The Clippers need to finish the year strong, especiall after a bad loss to Portland.
The Los Angeles Clippers had a chance to create some breathing room in the Western Conference standings on Tuesday night and they let it slip away, falling to the Portland Trail Blazers 114-104 at Intuit Dome in a game that had real playoff implications.
With the loss, the Clippers dropped to 39-37 on the season while Portland improved to 39-38, pulling within just half a game for the No. 8 spot in the West.
That margin is razor-thin and the regular season is winding down fast, which makes the way Los Angeles came out in this one even more frustrating for a team that entered riding a five-game winning streak.
Collins Keeps It Real
After the game, John Collins was asked about the team's inability to come out with more energy considering the stakes, and he didn't dodge the question.

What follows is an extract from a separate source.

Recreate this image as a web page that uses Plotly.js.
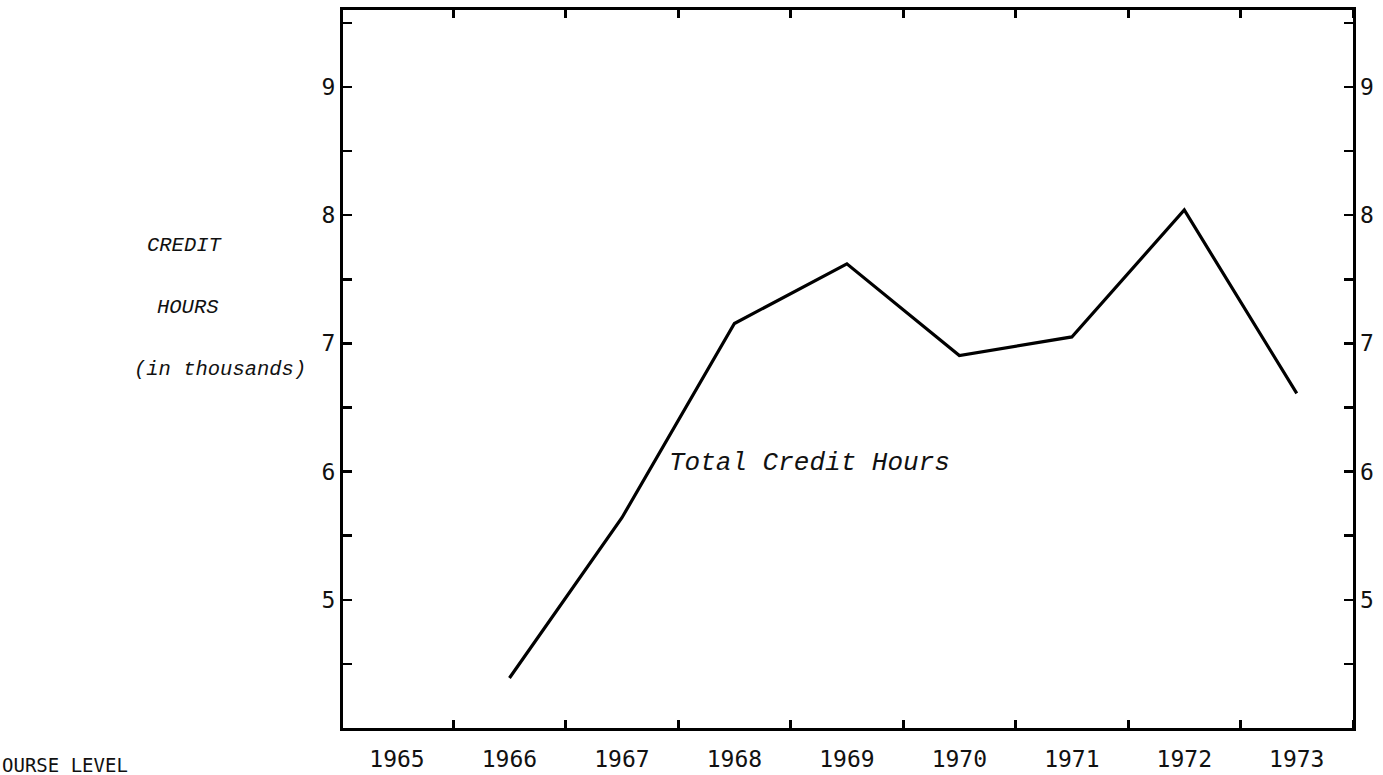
<!DOCTYPE html>
<html>
<head>
<meta charset="utf-8">
<script src="https://cdn.plot.ly/plotly-3.0.1.min.js"></script>
<style>html,body{margin:0;padding:0;background:#fff;}#chart{width:1383px;height:775px;}</style>
</head>
<body>
<div id="chart"></div>
<script>
// Data
const years = [1966, 1967, 1968, 1969, 1970, 1971, 1972, 1973];
const creditHours = [4.39, 5.64, 7.155, 7.62, 6.905, 7.05, 8.04, 6.61]; // thousands
const axisYears = [1965, 1966, 1967, 1968, 1969, 1970, 1971, 1972, 1973];
const yTickVals = [4.5, 5, 5.5, 6, 6.5, 7, 7.5, 8, 8.5, 9, 9.5];
const yTickText = ['', '5', '', '6', '', '7', '', '8', '', '9', ''];
const titleLines = ['CREDIT', 'HOURS', '(in thousands)'];
const seriesLabel = 'Total Credit Hours';
const cutLabel = 'OURSE LEVEL';

const tickFont = {family: 'DejaVu Sans Mono', size: 23, color: '#111'};
const italicFont = {family: 'Liberation Mono', size: 20.5, color: '#111'};

const traces = [
  {x: years, y: creditHours, type: 'scatter', mode: 'lines',
   line: {color: '#000', width: 3.2}, hoverinfo: 'skip', xaxis: 'x', yaxis: 'y'},
  {x: years, y: creditHours, type: 'scatter', mode: 'lines',
   line: {color: '#000', width: 0}, opacity: 0, hoverinfo: 'skip', xaxis: 'x', yaxis: 'y2'}
];

const yCommon = {
  range: [4, 9.6], tickmode: 'array', tickvals: yTickVals, ticktext: yTickText,
  ticks: 'inside', ticklen: 9, tickwidth: 2.5, tickcolor: '#000',
  showgrid: false, zeroline: false, tickfont: tickFont, fixedrange: true
};

const layout = {
  width: 1383, height: 775,
  margin: {l: 343, r: 30, t: 10, b: 47},
  paper_bgcolor: '#fff', plot_bgcolor: '#fff',
  showlegend: false,
  xaxis: {
    range: [1964.52, 1973.5], tickmode: 'array', tickvals: axisYears,
    ticktext: axisYears.map(String), ticks: '', showgrid: false, zeroline: false,
    showline: true, linewidth: 3, linecolor: '#000', mirror: 'ticks',
    tickfont: tickFont, ticklabelstandoff: 8,
    minor: {tickmode: 'linear', tick0: 1965.5, dtick: 1, ticks: 'inside',
            ticklen: 8, tickwidth: 3, tickcolor: '#000', showgrid: false}
  },
  yaxis: Object.assign({}, yCommon, {showline: true, linewidth: 3, linecolor: '#000', mirror: true, ticklabelstandoff: 0}),
  yaxis2: Object.assign({}, yCommon, {overlaying: 'y', side: 'right', showline: false, ticklabelstandoff: 6}),
  annotations: [
    {xref: 'paper', yref: 'paper', x: -0.156, y: 0.672, text: titleLines[0], showarrow: false,
     font: Object.assign({}, italicFont), xanchor: 'center', yanchor: 'middle'},
    {xref: 'paper', yref: 'paper', x: -0.153, y: 0.586, text: titleLines[1], showarrow: false,
     font: Object.assign({}, italicFont), xanchor: 'center', yanchor: 'middle'},
    {xref: 'paper', yref: 'paper', x: -0.122, y: 0.499, text: titleLines[2], showarrow: false,
     font: Object.assign({}, italicFont), xanchor: 'center', yanchor: 'middle'},
    {xref: 'x', yref: 'y', x: 1967.40, y: 6.07, text: seriesLabel, showarrow: false,
     font: {family: 'Liberation Mono', size: 26, color: '#111'}, xanchor: 'left', yanchor: 'middle'},
    {xref: 'paper', yref: 'paper', x: -0.340, y: -0.052, text: cutLabel, showarrow: false,
     font: {family: 'DejaVu Sans Mono', size: 19, color: '#111'}, xanchor: 'left', yanchor: 'middle'}
  ]
};

// italic styling for title texts
layout.annotations.slice(0, 4).forEach(a => { a.text = '<i>' + a.text + '</i>'; });

Plotly.newPlot('chart', traces, layout, {staticPlot: true, displayModeBar: false});
</script>
</body>
</html>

"It's not something that we're trying to do or not do, just a game of basketball ups and downs," Collins said. "Just about staying together and understanding we still have time to fix it, make it right, but it's on us and how we handle our business going forward."
It was a response from a guy who has been through plenty of adversity this season, and it reflected exactly the leadership the Clippers need from Collins during the stretch run.
The reality though is that the Clippers' seeding situation is getting tighter by the day, with the team all but locked into the play-in tournament sitting at No. 8 with six games left.
The two teams meet again on April 10 in what could end up being a de facto elimination game.
Collins' Return Hasn't Been Smooth
Collins has dealt with a rough stretch of injuries in the second half of the season that has made it hard to find a rhythm.
He missed seven games in March with a neck strain, came back, then sat out another game shortly after with a left ankle sprain.
Since returning, he has looked solid in spurts, including a 22-point outing on 9-of-13 shooting against Milwaukee just two days before the Blazers game.
On Tuesday, Collins finished with 17 points before a collision with teammate Brook Lopez in the third quarter sent him to the locker room.
He did return for the fourth, but Portland had already built a lead that Los Angeles never fully cut into.
On the season, Collins is averaging 13.5 points and 5.2 rebounds while shooting 55.7 percent from the field, and when he is right, he gives the Clippers a reliable interior scorer who takes pressure off Kawhi Leonard.
He just hasn't been able to stay on the floor long enough to build that consistency.
What's Next
Leonard put up 23 points on Tuesday but went 0-for-5 from three and couldn't will the team past a Blazers squad that dominated the boards 56-38.
Collins will need to be a big part of the answer if the Clippers want to hold onto the eighth seed and give themselves the best possible path through the play-in.
Collins' postgame words had the tone of someone who knows the margin for error is small but still believes this group can figure it out.
Whether they actually do is a different question entirely, and with Portland breathing down their necks and the Suns lurking at No. 7, every game from here carries weight that the entire roster needs to feel from the opening tip.